Of particular relevance is that Chapter 452 of the Laws of Malta includes a provision intended to ascertain a minimum level of protection for employees. In summary, if any contract (including a collective agreement) provides for any conditions of employment (including conditions relating to the termination of the contract) which are less favourable to the employee than those specified in the law, such conditions shall be deemed substituted by the minimum employment conditions provided at law. This is a special derogation from the general civil law principle that a contract is deemed to be the law between the parties.

Maltese law does not expressly regulate implied clauses in employment contracts. However, certain obligations are deemed to arise by implication, such as the obligation of an employee to act in the best interest of the employer – an implied obligation which has often been upheld by the Industrial Tribunal and courts despite the lack of any stipulated term.

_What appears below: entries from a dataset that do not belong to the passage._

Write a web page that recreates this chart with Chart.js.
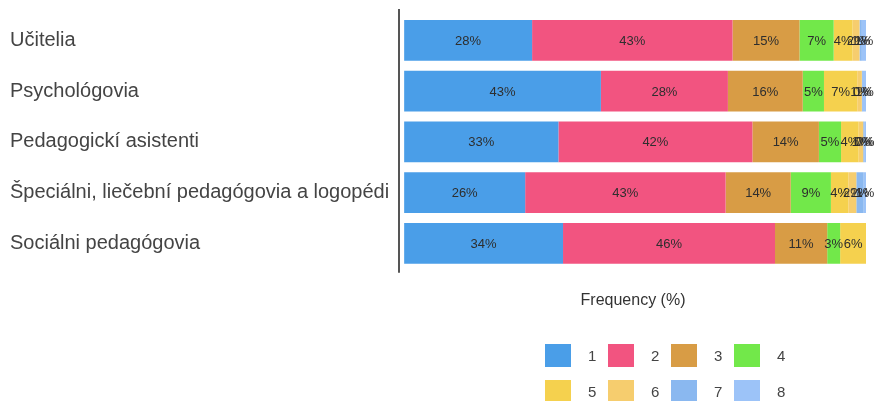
<!DOCTYPE html>
<html>
<head>
<meta charset="utf-8">
<script src="https://cdn.jsdelivr.net/npm/chart.js@4"></script>
<style>
  html, body { margin: 0; padding: 0; background: #ffffff; overflow: hidden; }
  #wrap { width: 874px; height: 401px; }
</style>
</head>
<body>
<div id="wrap"><canvas id="c" width="874" height="401"></canvas></div>
<script>
// Professions (rows) and answer levels 1-8 (stacked segments, % of responses)
const categories = [
  'Učitelia',
  'Psychológovia',
  'Pedagogickí asistenti',
  'Špeciálni, liečební pedagógovia a logopédi',
  'Sociálni pedagógovia'
];
const levels = ['1', '2', '3', '4', '5', '6', '7', '8'];

const level1 = [27.7, 42.6, 33.4, 26.2, 34.4];
const level2 = [43.4, 27.5, 42.0, 43.4, 45.9];
const level3 = [14.5, 16.2, 14.4, 14.1, 11.3];
const level4 = [7.4, 4.6, 4.8, 8.7, 2.8];
const level5 = [4.1, 7.2, 3.8, 3.8, 5.6];
const level6 = [1.5, 1.0, 1.0, 1.7, 0];
const level7 = [0.5, 0.2, 0.2, 1.6, 0];
const level8 = [0.9, 0.7, 0.4, 0.5, 0];

const colors = ['#4a9ee8', '#f25480', '#d89c45', '#72e84a',
                '#f5d14e', '#f6cd6e', '#8ab8f0', '#9cc3f8'];

const series = [level1, level2, level3, level4, level5, level6, level7, level8];

// Percentage text centred in every segment
const segmentLabels = {
  id: 'segmentLabels',
  afterDatasetsDraw(chart) {
    const ctx = chart.ctx;
    ctx.save();
    ctx.font = '13px "Liberation Sans", Arial, sans-serif';
    ctx.fillStyle = '#2e2e2e';
    ctx.textAlign = 'center';
    ctx.textBaseline = 'middle';
    chart.data.datasets.forEach((ds, di) => {
      const meta = chart.getDatasetMeta(di);
      meta.data.forEach((bar, i) => {
        const v = ds.data[i];
        if (!v) return;
        const cx = (bar.x + bar.base) / 2;
        ctx.fillText(Math.round(v) + '%', cx, bar.y + 1);
      });
    });
    ctx.restore();
  }
};

// Vertical axis line, running a little past the first and last rows
const axisLine = {
  id: 'axisLine',
  afterDraw(chart) {
    const { ctx, chartArea } = chart;
    ctx.save();
    ctx.strokeStyle = '#555555';
    ctx.lineWidth = 2;
    ctx.beginPath();
    ctx.moveTo(chartArea.left - 1, chartArea.top - 6);
    ctx.lineTo(chartArea.left - 1, chartArea.bottom + 4);
    ctx.stroke();
    ctx.restore();
  }
};

// Legend laid out as a 4-column grid below the axis title
const gridLegend = {
  id: 'gridLegend',
  afterDraw(chart) {
    const ctx = chart.ctx;
    const startX = 545, startY = 344, colW = 63, rowH = 36, boxW = 26, boxH = 23;
    ctx.save();
    ctx.font = '15px "Liberation Sans", Arial, sans-serif';
    ctx.textAlign = 'left';
    ctx.textBaseline = 'middle';
    chart.data.datasets.forEach((ds, i) => {
      const col = i % 4, row = Math.floor(i / 4);
      const x = startX + col * colW, y = startY + row * rowH;
      ctx.fillStyle = ds.backgroundColor;
      ctx.fillRect(x, y, boxW, boxH);
      ctx.fillStyle = '#444444';
      ctx.fillText(ds.label, x + 43, y + boxH / 2 + 1);
    });
    ctx.restore();
  }
};

new Chart(document.getElementById('c'), {
  type: 'bar',
  data: {
    labels: categories,
    datasets: series.map((d, i) => ({
      label: levels[i],
      data: d,
      backgroundColor: colors[i],
      borderWidth: 0,
      barPercentage: 0.8,
      categoryPercentage: 1.0
    }))
  },
  options: {
    indexAxis: 'y',
    responsive: false,
    animation: false,
    layout: { padding: { left: 10, top: 15, right: 8, bottom: 91 } },
    plugins: {
      legend: { display: false },
      tooltip: { enabled: false }
    },
    scales: {
      x: {
        stacked: true,
        min: -0.9,
        max: 100,
        ticks: { display: false },
        grid: { display: false },
        border: { display: false },
        title: {
          display: true,
          text: 'Frequency (%)',
          color: '#333333',
          font: { family: '"Liberation Sans", Arial, sans-serif', size: 16 },
          padding: { top: 14, bottom: 0 }
        }
      },
      y: {
        stacked: true,
        grid: { display: false },
        border: { display: false },
        ticks: {
          crossAlign: 'far',
          color: '#444444',
          padding: 6,
          font: { family: '"Liberation Sans", Arial, sans-serif', size: 20 }
        },
        afterFit(scale) {
          scale.width = 390;
          scale.paddingTop = 0;
          scale.paddingBottom = 0;
        }
      }
    }
  },
  plugins: [segmentLabels, axisLine, gridLegend]
});
</script>
</body>
</html>
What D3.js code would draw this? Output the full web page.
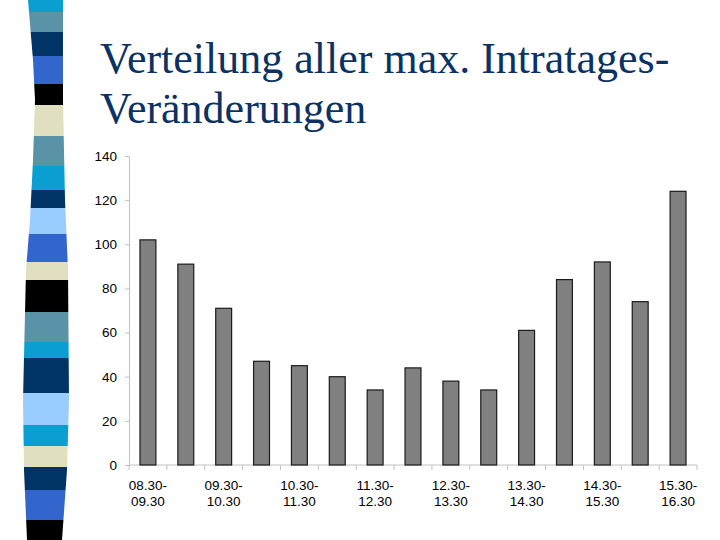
<!DOCTYPE html>
<html>
<head>
<meta charset="utf-8">
<script src="https://cdn.jsdelivr.net/npm/d3@7"></script>
<style>
  html, body { margin: 0; padding: 0; background: #fff; }
  svg { display: block; }
</style>
</head>
<body>
<svg id="chart" width="720" height="540"></svg>
<script>
// ---- data ----
const categories = [
  "08.30-09.30", "09.00-10.00", "09.30-10.30", "10.00-11.00", "10.30-11.30",
  "11.00-12.00", "11.30-12.30", "12.00-13.00", "12.30-13.30", "13.00-14.00",
  "13.30-14.30", "14.00-15.00", "14.30-15.30", "15.00-16.00", "15.30-16.30"
];
const values = [102, 91, 71, 47, 45, 40, 34, 44, 38, 34, 61, 84, 92, 74, 124];
const yTicks = [0, 20, 40, 60, 80, 100, 120, 140];
const titleLines = ["Verteilung aller max. Intratages-", "Veränderungen"];

// decorative strip colours (top to bottom)
const stripColors = ["#0a9fd0", "#5a93a8", "#003366", "#3366cc", "#000000", "#e0dfc0",
  "#5a93a8", "#0a9fd0", "#003366", "#99ccff", "#3366cc", "#e0dfc0", "#000000",
  "#5a93a8", "#0a9fd0", "#003366", "#99ccff", "#0a9fd0", "#e0dfc0", "#003366",
  "#3366cc", "#000000"];
const stripBreaks = [0, 12, 32, 56, 84, 105, 136, 166, 190, 208, 234, 262, 280,
  312, 342, 358, 393, 425, 446, 467, 490, 520, 540];

const svg = d3.select("#chart");

// ---- decorative strip ----
const leftEdge = [[28,0],[33,60],[35,100],[33,160],[30,220],[26,270],[23,400],[24,470],[27,540]];
const rightEdge = [[63,0],[63,100],[65,200],[68,270],[69,400],[67,470],[62,540]];
const outline = leftEdge.concat(rightEdge.slice().reverse());
svg.append("clipPath").attr("id", "stripClip")
  .append("path")
  .attr("d", d3.line().curve(d3.curveLinearClosed)(outline));
svg.append("g").attr("clip-path", "url(#stripClip)")
  .selectAll("rect").data(stripColors).join("rect")
  .attr("x", 0).attr("width", 80)
  .attr("y", (d, i) => stripBreaks[i])
  .attr("height", (d, i) => stripBreaks[i + 1] - stripBreaks[i])
  .attr("fill", d => d);

// ---- title ----
const title = svg.append("text")
  .attr("font-family", "'Liberation Serif', 'Times New Roman', serif")
  .attr("font-size", 44)
  .attr("fill", "#0b3264");
titleLines.forEach((t, i) => {
  title.append("tspan").attr("x", 100).attr("y", 73 + i * 50).text(t);
});

// ---- scales ----
const x = d3.scaleBand().domain(categories).range([129, 697])
  .paddingInner(0.58).paddingOuter(0.29);
const y = d3.scaleLinear().domain([0, 140]).range([465, 156]);

const axisColor = "#c2c2c2";

// y axis
const yAxis = svg.append("g").attr("transform", "translate(129,0)")
  .call(d3.axisLeft(y).tickValues(yTicks).tickSize(4).tickPadding(8));
yAxis.select(".domain").attr("stroke", axisColor);
yAxis.selectAll(".tick line").attr("stroke", axisColor);
yAxis.selectAll(".tick text")
  .attr("font-family", "'Liberation Sans', Arial, sans-serif")
  .attr("font-size", 13.5).attr("fill", "#000");

// x axis baseline
svg.append("line")
  .attr("x1", x.range()[0]).attr("x2", x.range()[1])
  .attr("y1", y(0)).attr("y2", y(0))
  .attr("stroke", axisColor);

// x tick marks at category boundaries
const boundaries = categories.map(c => x(c) + x.bandwidth() / 2 - x.step() / 2)
  .concat([x.range()[1]]);
svg.append("g").selectAll("line").data(boundaries).join("line")
  .attr("x1", d => d).attr("x2", d => d)
  .attr("y1", y(0)).attr("y2", y(0) + 5)
  .attr("stroke", axisColor);

// bars
svg.append("g").selectAll("rect").data(values).join("rect")
  .attr("x", (d, i) => x(categories[i]))
  .attr("width", x.bandwidth())
  .attr("y", d => y(d))
  .attr("height", d => y(0) - y(d))
  .attr("fill", "#808080")
  .attr("stroke", "#1a1a1a")
  .attr("stroke-width", 1.2);

// x labels (every second category)
const xl = svg.append("g")
  .attr("font-family", "'Liberation Sans', Arial, sans-serif")
  .attr("font-size", 13.5).attr("fill", "#000").attr("text-anchor", "middle");
categories.forEach((c, i) => {
  if (i % 2 !== 0) return;
  const parts = c.split("-");
  const cx = x(c) + x.bandwidth() / 2;
  const t = xl.append("text");
  t.append("tspan").attr("x", cx).attr("y", 490).text(parts[0] + "-");
  t.append("tspan").attr("x", cx).attr("y", 506).text(parts[1]);
});
</script>
</body>
</html>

Maltese law also caters for temporary agency worker arrangements, regulated by the Temporary Agency Workers Regulations (SL 452.106). This means that a worker who has entered into a contract of employment or an employment relationship with a temporary work agency will be assigned, whether on a regular or an irregular basis, to a user undertaking to work temporarily under its supervision and direction. Specific rules apply to this type of arrangement seeking to protect the worker during an assignment. No employment relationship is created with the user undertaking. Rather, even during an assignment, the worker remains an employee of the temporary agency – this being any natural or legal person that enters into contracts of employment or employment relationships with temporary agency workers and that assigns, whether on a regular or irregular basis, temporary agency workers to user undertakings to work there temporarily under their supervision and direction, whether or not such activity is the main or ancillary activity of the temporary work agency.